Here I am–a gay Mormon Latino, feeling the same struggles from my fellow Americans and from my Mormon brothers and sisters
By Michael Amesquita
Michael wrote the following report about the historic interfaith prayer and rally held yesterday in Washington DC.
Early in the morning on Tuesday, I felt the Spirit of the Lord in the service held at the Lutheran Church of the Reformation. As we sung of hope and love, I couldn’t help but get emotional. Goosebumps ran up and down my arm when a couple of the African American ministers compared the LGBT struggle for marriage equality to the not-so-distant civil rights movement. At the conclusion of the service, the priest and ministers, dressed in robes, led our march to the Supreme Court as we sang the gospel hymn, “This Little Light of Mine.” As we started our march, we were greeted by people smiling and singing along the way.
In front the Supreme Court building, I could see and hear opponents of marriage equality staring us in the face. I do not think their signs and messages were inspired by love. This is when we began to really sing!
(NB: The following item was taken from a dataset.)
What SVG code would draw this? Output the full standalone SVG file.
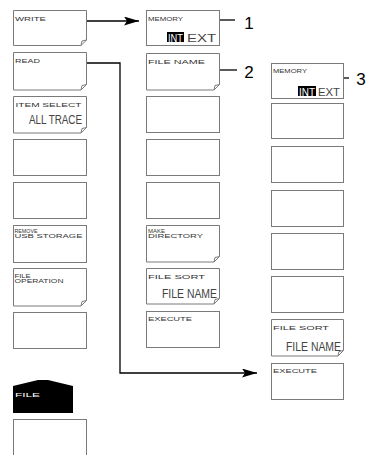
<svg xmlns="http://www.w3.org/2000/svg" width="377" height="455" viewBox="0 0 377 455">
<defs>
<style>
.box{fill:#fff;stroke:#7a7a7a;stroke-width:1}
.fold{fill:none;stroke:#7a7a7a;stroke-width:1}
.lbl{font-family:"Liberation Sans",Arial,sans-serif;font-size:6px;fill:#333}
.big{font-family:"Liberation Sans",Arial,sans-serif;font-size:12px;fill:#444;text-anchor:end}
.ie{font-family:"Liberation Sans",Arial,sans-serif;font-size:11px}
.num{font-family:"Liberation Sans",Arial,sans-serif;font-size:17px;fill:#000;text-anchor:middle}
.con{fill:none;stroke:#000;stroke-width:1.3}
</style>
<marker id="arr" markerWidth="16" markerHeight="10" refX="15" refY="4.5" orient="auto" markerUnits="userSpaceOnUse">
<path d="M0,0 L15,4.5 L0,9 L3,4.5 Z" fill="#000"/>
</marker>
</defs>

<g id="connectors">
<path class="con" d="M86,21 H139" marker-end="url(#arr)"/>
<path class="con" d="M86,63 H120 V373 H257" marker-end="url(#arr)"/>
<path class="con" d="M219,20 H235"/>
<path class="con" d="M217,70 H237"/>
<path class="con" d="M337,78 H349"/>
</g>

<!-- left column -->
<g id="write">
<path class="box" d="M13.5,10.5 H86.5 V40 L81,45.5 H13.5 Z"/>
<path class="fold" d="M81,45.5 L82,41 L86.5,40"/>
<text class="lbl" x="15" y="20.5" textLength="31" lengthAdjust="spacingAndGlyphs">WRITE</text>
</g>
<g id="read">
<path class="box" d="M13.5,52.5 H86.5 V84.5 L81,90 H13.5 Z"/>
<path class="fold" d="M81,90 L82,85.5 L86.5,84.5"/>
<text class="lbl" x="15" y="62.5" textLength="25" lengthAdjust="spacingAndGlyphs">READ</text>
</g>
<g id="item-select">
<path class="box" d="M13.5,96.5 H86.5 V127.5 L81,133 H13.5 Z"/>
<path class="fold" d="M81,133 L82,128.5 L86.5,127.5"/>
<text class="lbl" x="15.5" y="106.5" textLength="66" lengthAdjust="spacingAndGlyphs">ITEM SELECT</text>
<text class="big" x="82" y="123.5" textLength="53" lengthAdjust="spacingAndGlyphs">ALL TRACE</text>
</g>
<g id="left-4"><rect class="box" x="13.5" y="139.5" width="73" height="36"/></g>
<g id="left-5"><rect class="box" x="13.5" y="182.5" width="73" height="36"/></g>
<g id="remove-usb">
<rect class="box" x="13.5" y="225.5" width="73" height="37"/>
<text class="lbl" x="14.5" y="232.5" textLength="23" lengthAdjust="spacingAndGlyphs">REMOVE</text>
<text class="lbl" x="14.5" y="237.5" textLength="68" lengthAdjust="spacingAndGlyphs">USB STORAGE</text>
</g>
<g id="file-operation">
<path class="box" d="M13.5,268.5 H86.5 V300.5 L81,306 H13.5 Z"/>
<path class="fold" d="M81,306 L82,301.5 L86.5,300.5"/>
<text class="lbl" x="14.5" y="277.5" textLength="16" lengthAdjust="spacingAndGlyphs">FILE</text>
<text class="lbl" x="14.5" y="282.7" textLength="49" lengthAdjust="spacingAndGlyphs">OPERATION</text>
</g>
<g id="left-8"><rect class="box" x="13.5" y="312.5" width="73" height="36"/></g>
<g id="file-tab">
<path d="M13,413 V386 L38,380 H48 L73,386 V413 Z" fill="#000"/>
<text class="lbl" x="15" y="397" textLength="25" lengthAdjust="spacingAndGlyphs" style="fill:#fff">FILE</text>
</g>
<g id="left-bottom"><rect class="box" x="13.5" y="419.5" width="73" height="45"/></g>

<!-- middle column -->
<g id="memory-1">
<rect class="box" x="146.5" y="10.5" width="73" height="35"/>
<text class="lbl" x="148" y="20.5" textLength="35" lengthAdjust="spacingAndGlyphs">MEMORY</text>
<rect x="167" y="32" width="17" height="10" fill="#000"/>
<text class="ie" x="168" y="41.5" textLength="15" lengthAdjust="spacingAndGlyphs" fill="#fff">INT</text>
<text class="ie" x="187" y="41.5" textLength="29" lengthAdjust="spacingAndGlyphs" fill="#444">EXT</text>
</g>
<g id="file-name">
<path class="box" d="M146.5,53.5 H219.5 V84.5 L214,90 H146.5 Z"/>
<path class="fold" d="M214,90 L215,85.5 L219.5,84.5"/>
<text class="lbl" x="148" y="63.5" textLength="57" lengthAdjust="spacingAndGlyphs">FILE NAME</text>
</g>
<g id="mid-3"><rect class="box" x="146.5" y="96.5" width="73" height="36"/></g>
<g id="mid-4"><rect class="box" x="146.5" y="139.5" width="73" height="36"/></g>
<g id="mid-5"><rect class="box" x="146.5" y="182.5" width="73" height="36"/></g>
<g id="make-directory">
<path class="box" d="M146.5,225.5 H219.5 V256.5 L214,262 H146.5 Z"/>
<path class="fold" d="M214,262 L215,257.5 L219.5,256.5"/>
<text class="lbl" x="148" y="232.5" textLength="17" lengthAdjust="spacingAndGlyphs">MAKE</text>
<text class="lbl" x="148" y="237.5" textLength="55" lengthAdjust="spacingAndGlyphs">DIRECTORY</text>
</g>
<g id="file-sort-1">
<path class="box" d="M146.5,268.5 H219.5 V298.5 L214,304 H146.5 Z"/>
<path class="fold" d="M214,304 L215,299.5 L219.5,298.5"/>
<text class="lbl" x="148" y="278.5" textLength="57" lengthAdjust="spacingAndGlyphs">FILE SORT</text>
<text class="big" x="217" y="298" textLength="55" lengthAdjust="spacingAndGlyphs">FILE NAME</text>
</g>
<g id="execute-1">
<rect class="box" x="146.5" y="311.5" width="73" height="36"/>
<text class="lbl" x="148" y="321" textLength="44" lengthAdjust="spacingAndGlyphs">EXECUTE</text>
</g>

<!-- right column -->
<g id="memory-2">
<rect class="box" x="271.5" y="63.5" width="72" height="35"/>
<text class="lbl" x="273" y="73" textLength="34" lengthAdjust="spacingAndGlyphs">MEMORY</text>
<rect x="298" y="86" width="18" height="10" fill="#000"/>
<text class="ie" x="299" y="95.5" textLength="16" lengthAdjust="spacingAndGlyphs" fill="#fff">INT</text>
<text class="ie" x="318" y="95.5" textLength="22" lengthAdjust="spacingAndGlyphs" fill="#444">EXT</text>
</g>
<g id="right-2"><rect class="box" x="271.5" y="103.5" width="72" height="35"/></g>
<g id="right-3"><rect class="box" x="271.5" y="146.5" width="72" height="36"/></g>
<g id="right-4"><rect class="box" x="271.5" y="190.5" width="72" height="36"/></g>
<g id="right-5"><rect class="box" x="271.5" y="233.5" width="72" height="36"/></g>
<g id="right-6"><rect class="box" x="271.5" y="276.5" width="72" height="36"/></g>
<g id="file-sort-2">
<path class="box" d="M271.5,319.5 H343.5 V350.5 L338,356 H271.5 Z"/>
<path class="fold" d="M338,356 L339,351.5 L343.5,350.5"/>
<text class="lbl" x="273" y="329.5" textLength="56" lengthAdjust="spacingAndGlyphs">FILE SORT</text>
<text class="big" x="341" y="351" textLength="55" lengthAdjust="spacingAndGlyphs">FILE NAME</text>
</g>
<g id="execute-2">
<rect class="box" x="271.5" y="363.5" width="72" height="36"/>
<text class="lbl" x="273" y="373" textLength="44" lengthAdjust="spacingAndGlyphs">EXECUTE</text>
</g>

<g id="callouts">
<text class="num" x="249" y="29">1</text>
<text class="num" x="249" y="78">2</text>
<text class="num" x="361" y="85">3</text>
</g>
</svg>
Joined by those around on the sidewalk, our combined voices drowned out the opposition’s chants and music.
Supporters packed the sidewalks on both sides of the street to hear the various speakers. You couldn’t help but cast your gaze on all the clever and poignant signs that were being held above heads for all to see. Of all the signs, there was one that really put things in perspective for me: “DON’T BE ON THE WRONG SIDE OF HISTORY AGAIN!” It included images of signs that read things like, “WE SERVE WHITES ONLY – NO SPANISH OR MEXICANS” and “NO DOGS, NEGROES, MEXICANS.” One image showed on a map of the United States the states that once prohibited interracial marriage and those that had allowed it. Another one showed people at a past rally with signs stating, “STOP THE RACE MIXING.” After a couple of hours at the base of the steps, I had to move across the street to get some space, and that’s when it hit me.
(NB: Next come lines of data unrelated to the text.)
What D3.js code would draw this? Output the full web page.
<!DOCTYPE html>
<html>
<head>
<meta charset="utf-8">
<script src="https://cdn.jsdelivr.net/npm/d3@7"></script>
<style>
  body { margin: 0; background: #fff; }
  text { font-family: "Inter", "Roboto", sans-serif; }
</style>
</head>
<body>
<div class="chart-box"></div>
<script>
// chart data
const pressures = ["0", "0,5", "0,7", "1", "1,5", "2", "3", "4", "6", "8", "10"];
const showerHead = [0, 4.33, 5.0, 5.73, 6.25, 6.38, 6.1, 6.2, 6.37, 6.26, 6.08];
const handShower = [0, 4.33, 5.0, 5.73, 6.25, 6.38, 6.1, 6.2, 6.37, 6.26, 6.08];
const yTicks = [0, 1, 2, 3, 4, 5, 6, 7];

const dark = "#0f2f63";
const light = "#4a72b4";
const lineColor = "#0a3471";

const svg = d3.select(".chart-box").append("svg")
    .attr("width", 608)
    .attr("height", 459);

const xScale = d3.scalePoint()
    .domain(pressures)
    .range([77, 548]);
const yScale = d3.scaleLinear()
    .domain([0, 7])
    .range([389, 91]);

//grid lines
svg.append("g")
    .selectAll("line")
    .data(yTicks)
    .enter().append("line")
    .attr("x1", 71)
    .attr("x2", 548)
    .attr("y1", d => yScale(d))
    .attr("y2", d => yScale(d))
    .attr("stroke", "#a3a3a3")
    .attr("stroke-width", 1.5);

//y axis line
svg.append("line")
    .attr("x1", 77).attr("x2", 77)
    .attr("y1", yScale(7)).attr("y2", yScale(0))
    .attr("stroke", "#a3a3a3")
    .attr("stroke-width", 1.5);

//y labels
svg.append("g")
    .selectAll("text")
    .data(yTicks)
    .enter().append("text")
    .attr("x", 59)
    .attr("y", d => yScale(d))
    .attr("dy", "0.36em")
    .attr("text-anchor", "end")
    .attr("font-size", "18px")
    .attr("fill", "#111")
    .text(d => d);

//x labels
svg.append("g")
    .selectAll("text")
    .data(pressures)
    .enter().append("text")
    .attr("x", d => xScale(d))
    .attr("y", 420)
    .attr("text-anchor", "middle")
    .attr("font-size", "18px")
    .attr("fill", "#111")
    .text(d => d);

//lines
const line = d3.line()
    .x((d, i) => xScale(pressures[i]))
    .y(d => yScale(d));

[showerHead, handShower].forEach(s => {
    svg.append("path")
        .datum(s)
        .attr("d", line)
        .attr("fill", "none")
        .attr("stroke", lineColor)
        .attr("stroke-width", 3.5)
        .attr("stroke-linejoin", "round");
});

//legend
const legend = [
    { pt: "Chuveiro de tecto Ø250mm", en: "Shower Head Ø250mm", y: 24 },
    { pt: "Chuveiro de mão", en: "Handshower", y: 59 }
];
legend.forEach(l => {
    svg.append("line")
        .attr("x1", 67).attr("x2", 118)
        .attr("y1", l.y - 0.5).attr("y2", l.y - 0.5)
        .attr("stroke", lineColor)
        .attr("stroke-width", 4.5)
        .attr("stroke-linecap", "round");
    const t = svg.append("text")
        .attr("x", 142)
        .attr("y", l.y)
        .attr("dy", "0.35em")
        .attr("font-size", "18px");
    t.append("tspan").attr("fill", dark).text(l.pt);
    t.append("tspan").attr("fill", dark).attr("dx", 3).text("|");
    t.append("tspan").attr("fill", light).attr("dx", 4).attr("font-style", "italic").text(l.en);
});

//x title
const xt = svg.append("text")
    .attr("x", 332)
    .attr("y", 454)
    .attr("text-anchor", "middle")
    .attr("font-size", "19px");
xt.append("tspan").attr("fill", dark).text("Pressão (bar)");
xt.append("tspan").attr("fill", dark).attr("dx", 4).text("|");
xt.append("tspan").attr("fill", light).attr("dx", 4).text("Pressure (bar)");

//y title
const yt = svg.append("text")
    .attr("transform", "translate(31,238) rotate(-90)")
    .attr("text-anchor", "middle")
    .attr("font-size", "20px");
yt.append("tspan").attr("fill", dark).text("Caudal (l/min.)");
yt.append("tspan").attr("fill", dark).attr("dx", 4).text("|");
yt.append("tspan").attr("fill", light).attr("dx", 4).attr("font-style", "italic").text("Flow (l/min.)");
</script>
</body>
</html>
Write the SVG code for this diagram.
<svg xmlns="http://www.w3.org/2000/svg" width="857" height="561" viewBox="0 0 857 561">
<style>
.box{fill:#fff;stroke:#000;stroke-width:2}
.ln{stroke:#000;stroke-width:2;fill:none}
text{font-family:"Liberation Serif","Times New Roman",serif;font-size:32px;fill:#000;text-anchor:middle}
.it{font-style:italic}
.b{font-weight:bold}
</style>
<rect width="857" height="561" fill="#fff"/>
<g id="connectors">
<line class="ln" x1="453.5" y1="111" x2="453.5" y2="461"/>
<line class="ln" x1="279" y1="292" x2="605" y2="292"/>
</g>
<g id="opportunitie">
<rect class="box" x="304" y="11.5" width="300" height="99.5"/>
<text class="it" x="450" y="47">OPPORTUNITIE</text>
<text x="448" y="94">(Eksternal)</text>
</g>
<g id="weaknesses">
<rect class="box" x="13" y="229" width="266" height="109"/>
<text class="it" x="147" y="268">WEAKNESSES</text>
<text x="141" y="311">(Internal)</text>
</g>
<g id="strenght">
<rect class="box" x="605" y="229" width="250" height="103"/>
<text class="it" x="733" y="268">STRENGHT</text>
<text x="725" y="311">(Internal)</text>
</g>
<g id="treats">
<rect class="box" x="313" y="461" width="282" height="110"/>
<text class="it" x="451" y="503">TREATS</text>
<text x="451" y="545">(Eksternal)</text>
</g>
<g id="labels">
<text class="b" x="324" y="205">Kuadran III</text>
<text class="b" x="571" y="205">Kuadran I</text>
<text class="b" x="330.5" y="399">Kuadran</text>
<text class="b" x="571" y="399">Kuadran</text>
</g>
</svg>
Leaning against this half wall across the street, my emotions got the best of me. In a country that boasts so many freedoms, it should not be this hard to be able to love the person you want to, and to have that love be equal and validated. In addition to that thought, I became frustrated with our church. The Mormon pioneers were forced out of Ohio, Missouri, and Illinois because their neighbors thought they were different and wouldn’t allow them to be who they were or live how they wanted to live. How can our fellow sisters and brothers not see the irony? Yet, here I am–a gay Mormon Latino, feeling the same struggles from my fellow Americans and from my Mormon brothers and sisters. Again, it shouldn’t be this hard to be who I am and love who I want. Yet, I have hope.
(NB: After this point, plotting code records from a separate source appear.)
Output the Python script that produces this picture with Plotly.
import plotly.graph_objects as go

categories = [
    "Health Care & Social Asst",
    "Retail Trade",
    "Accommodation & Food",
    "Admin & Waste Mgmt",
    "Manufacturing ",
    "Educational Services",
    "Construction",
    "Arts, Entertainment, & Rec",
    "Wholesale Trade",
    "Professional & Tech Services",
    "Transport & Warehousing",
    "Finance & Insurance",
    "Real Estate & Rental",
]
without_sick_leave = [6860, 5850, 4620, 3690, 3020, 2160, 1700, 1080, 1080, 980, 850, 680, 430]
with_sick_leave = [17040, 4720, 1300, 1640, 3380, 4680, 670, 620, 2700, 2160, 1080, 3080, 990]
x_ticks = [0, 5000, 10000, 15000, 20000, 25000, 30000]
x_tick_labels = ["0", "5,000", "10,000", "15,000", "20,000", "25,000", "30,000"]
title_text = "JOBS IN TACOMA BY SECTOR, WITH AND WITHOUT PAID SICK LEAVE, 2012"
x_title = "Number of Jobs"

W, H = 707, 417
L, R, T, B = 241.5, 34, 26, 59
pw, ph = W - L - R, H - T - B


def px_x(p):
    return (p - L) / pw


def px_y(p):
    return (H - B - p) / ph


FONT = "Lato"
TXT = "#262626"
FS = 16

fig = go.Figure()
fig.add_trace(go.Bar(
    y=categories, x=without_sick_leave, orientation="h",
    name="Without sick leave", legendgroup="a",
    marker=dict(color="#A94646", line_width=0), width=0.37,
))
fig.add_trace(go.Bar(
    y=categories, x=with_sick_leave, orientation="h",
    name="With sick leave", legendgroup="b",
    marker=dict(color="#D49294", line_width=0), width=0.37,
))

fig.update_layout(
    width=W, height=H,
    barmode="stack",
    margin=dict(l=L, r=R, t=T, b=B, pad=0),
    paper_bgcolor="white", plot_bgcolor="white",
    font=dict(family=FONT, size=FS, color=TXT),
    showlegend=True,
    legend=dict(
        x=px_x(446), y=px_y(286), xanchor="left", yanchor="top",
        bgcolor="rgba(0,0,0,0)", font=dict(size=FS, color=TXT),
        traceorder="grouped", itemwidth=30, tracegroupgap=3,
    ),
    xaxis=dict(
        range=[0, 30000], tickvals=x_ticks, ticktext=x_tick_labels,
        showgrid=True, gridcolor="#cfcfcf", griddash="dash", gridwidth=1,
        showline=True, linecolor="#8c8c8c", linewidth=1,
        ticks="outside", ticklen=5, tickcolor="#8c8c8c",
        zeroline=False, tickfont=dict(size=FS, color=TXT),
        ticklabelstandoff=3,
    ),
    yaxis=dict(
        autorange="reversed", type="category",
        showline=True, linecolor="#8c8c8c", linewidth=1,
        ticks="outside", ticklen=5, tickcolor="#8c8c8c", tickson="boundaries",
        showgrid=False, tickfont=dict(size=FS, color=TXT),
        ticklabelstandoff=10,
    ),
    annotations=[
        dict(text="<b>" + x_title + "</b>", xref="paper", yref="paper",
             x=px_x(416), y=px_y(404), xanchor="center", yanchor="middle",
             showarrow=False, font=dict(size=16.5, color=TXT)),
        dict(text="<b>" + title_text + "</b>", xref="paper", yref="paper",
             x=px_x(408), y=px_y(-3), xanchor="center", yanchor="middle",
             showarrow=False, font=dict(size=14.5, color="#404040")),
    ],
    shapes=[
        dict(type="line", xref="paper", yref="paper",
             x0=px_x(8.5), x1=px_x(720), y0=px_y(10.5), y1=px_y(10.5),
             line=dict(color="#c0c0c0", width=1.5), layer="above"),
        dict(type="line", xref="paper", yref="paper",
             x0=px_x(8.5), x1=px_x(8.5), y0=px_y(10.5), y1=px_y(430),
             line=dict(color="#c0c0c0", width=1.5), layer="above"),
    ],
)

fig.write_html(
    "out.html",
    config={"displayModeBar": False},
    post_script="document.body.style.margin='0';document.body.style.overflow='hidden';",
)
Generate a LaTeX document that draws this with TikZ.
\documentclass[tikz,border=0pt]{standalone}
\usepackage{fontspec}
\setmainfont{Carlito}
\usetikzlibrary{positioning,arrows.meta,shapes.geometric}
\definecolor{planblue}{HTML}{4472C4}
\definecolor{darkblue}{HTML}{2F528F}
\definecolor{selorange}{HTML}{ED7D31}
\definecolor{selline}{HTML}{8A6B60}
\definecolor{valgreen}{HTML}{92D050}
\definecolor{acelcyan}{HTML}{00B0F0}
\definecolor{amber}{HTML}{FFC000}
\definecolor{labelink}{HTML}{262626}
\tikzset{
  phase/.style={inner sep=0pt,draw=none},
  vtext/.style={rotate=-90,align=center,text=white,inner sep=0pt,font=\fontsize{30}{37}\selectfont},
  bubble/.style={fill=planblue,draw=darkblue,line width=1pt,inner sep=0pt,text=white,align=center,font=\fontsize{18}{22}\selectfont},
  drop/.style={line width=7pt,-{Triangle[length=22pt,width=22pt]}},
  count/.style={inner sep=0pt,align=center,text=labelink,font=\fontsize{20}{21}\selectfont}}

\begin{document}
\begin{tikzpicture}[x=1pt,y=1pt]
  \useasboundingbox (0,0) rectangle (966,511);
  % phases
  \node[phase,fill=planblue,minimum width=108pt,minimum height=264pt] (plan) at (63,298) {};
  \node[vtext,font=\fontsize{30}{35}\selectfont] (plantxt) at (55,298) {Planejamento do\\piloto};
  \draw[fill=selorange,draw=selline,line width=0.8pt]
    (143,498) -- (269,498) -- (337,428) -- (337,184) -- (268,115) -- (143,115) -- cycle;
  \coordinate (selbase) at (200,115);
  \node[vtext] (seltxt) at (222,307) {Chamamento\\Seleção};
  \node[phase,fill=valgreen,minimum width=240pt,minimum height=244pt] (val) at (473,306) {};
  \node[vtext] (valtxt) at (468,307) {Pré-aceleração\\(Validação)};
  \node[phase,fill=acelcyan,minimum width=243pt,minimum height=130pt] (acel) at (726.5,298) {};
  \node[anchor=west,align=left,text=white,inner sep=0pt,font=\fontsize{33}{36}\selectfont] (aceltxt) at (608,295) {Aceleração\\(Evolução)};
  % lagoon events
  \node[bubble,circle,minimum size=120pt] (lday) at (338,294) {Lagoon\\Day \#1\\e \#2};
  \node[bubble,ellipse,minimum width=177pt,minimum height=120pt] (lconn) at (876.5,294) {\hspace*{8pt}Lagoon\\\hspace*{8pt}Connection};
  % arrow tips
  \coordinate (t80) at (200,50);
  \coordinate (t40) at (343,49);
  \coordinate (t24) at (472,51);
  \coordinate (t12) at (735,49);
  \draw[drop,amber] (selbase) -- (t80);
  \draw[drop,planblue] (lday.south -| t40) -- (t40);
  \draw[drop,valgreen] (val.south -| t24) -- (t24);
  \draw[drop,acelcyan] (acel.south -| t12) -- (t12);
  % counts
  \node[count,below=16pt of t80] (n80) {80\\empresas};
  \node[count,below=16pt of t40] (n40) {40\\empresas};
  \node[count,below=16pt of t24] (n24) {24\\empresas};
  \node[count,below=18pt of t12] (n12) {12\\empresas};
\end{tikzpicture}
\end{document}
I have hope that people will be able to judge me on my values of family, commitment, and love. I have hope that in our church we will see change in our wards and stakes, that we will be welcomed and invited to participate and serve–and not be disciplined and excommunicated. I have much hope for Affirmation, where a loving and organized leadership team is moving our cause forward. I have hope that our brothers and sisters will see how Affirmation can assist them if they are struggling with being Mormon and LGBT. I am certainly not blinded by hope that I don’t understand how much work this will take. It will take a lot of work, but it is not impossible. As I sat on the metro on my way home from the rally, a mom and her son –a smiling 5- or 6-year-old redhead— sat across from me. I was holding my sign from the rally. The mom read my sign and said, “We got your back.” Yes, I have hope.